The Middle Class has Moved on to Tata Nano

Today’s piece is not so much about an ad as it is about an idea. Well, it is not really about an idea in the abstract. Tata’s Nano is after all a car; not just a cute little

ladybird, but an automobile that aficionados across the world are watching very seriously. Yet, the Nano is an idea, and that is exactly how it has been marketed. There are print and digital ads out for the product, but no TV ad as yet (if I have missed out on one, please point out my ignorance). These ads however are not seeking to introduce the car. The Nano arrived long before it was launched last month.

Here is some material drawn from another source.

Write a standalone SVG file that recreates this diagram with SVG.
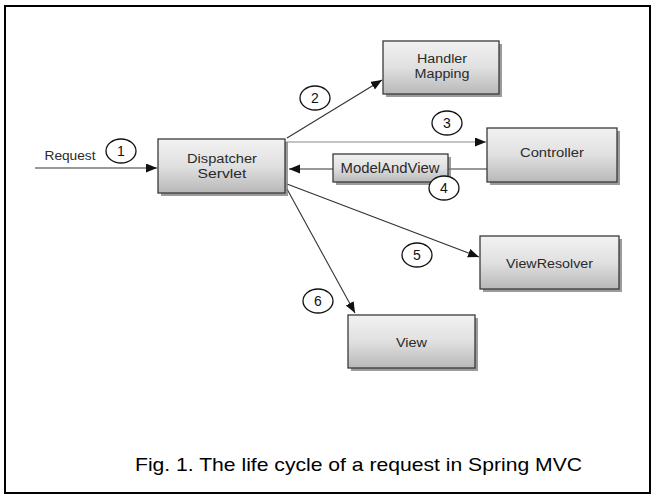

We may laugh at the Americans for their obsession with cars. Among Germans there is the joke that whereas their autobahns are world class, their schools are not. Reason: families have more cars than children! Here in India, cars have never been iconic; farmers and soldiers have traditionally captured the national imagination, not cars. Yet in 1983, Maruti inaugurated the India envisioned by late prime minister Rajiv Gandhi. The middle class, it seemed, had arrived along with a little 800-cc car. On the one hand, Maruti was a car that everybody struggled hard to fit into the

image of India they had in mind. Would it survive our roads? Was it not a matchbox, unsuited to the great Indian family? Yet on the other, the little car heralded the Indian middle classes’ tryst with the future. Up to then, they were constantly reminded of the past, tied by guilt to India’s poverty and shortage economy. With Maruti, urban

India began to aspire for things that marked the modern world. I drove my father’s Maruti out of the showroom in 1984; I know the feeling. We had finally done owning a car; we now owned a Maruti!

Tata’s Nano is the next big thing for

India. The middle class has moved on; the next wave is rushing in to fill up the ever-widening space created by India’s economic boom. People have been booking the Nano with helmet in hand; a butcher arrived to book the Nano, it is reported, with cheque filled in and signed.

Nano defines the India of the aspiring classes. Interestingly, the Nano was born of the desire and conviction (Ratan Tata’s) that it could be done, like the Konkan Railway and the Delhi Metro. In these and many other ways, the Nano will provide a new vocabulary to define India as it unfolds in the years ahead. The ‘lakhtakia’ car (the ‘one lakh’ car, as it is known in north India) could, for example, replace our rickety three-wheeler ‘autos’. We’d probably call the new avatar the Mini Cab, or better still, the Nano Cab.

So Mr Tata, having sold his story and his dream to the nation, has made the task of his brand managers easy. The car seems to be selling itself. The print ad has been visualised as green and friendly with a crayon art touch to it.

The idea I would imagine, is to keep it simple. The pitch has been made. The aspiring classes are on board. The only thing left to do is to shake Singur off, and get the assembly line in shape.

Postscript: Singur returns 9,340,000 hits on Google. Any guesses why?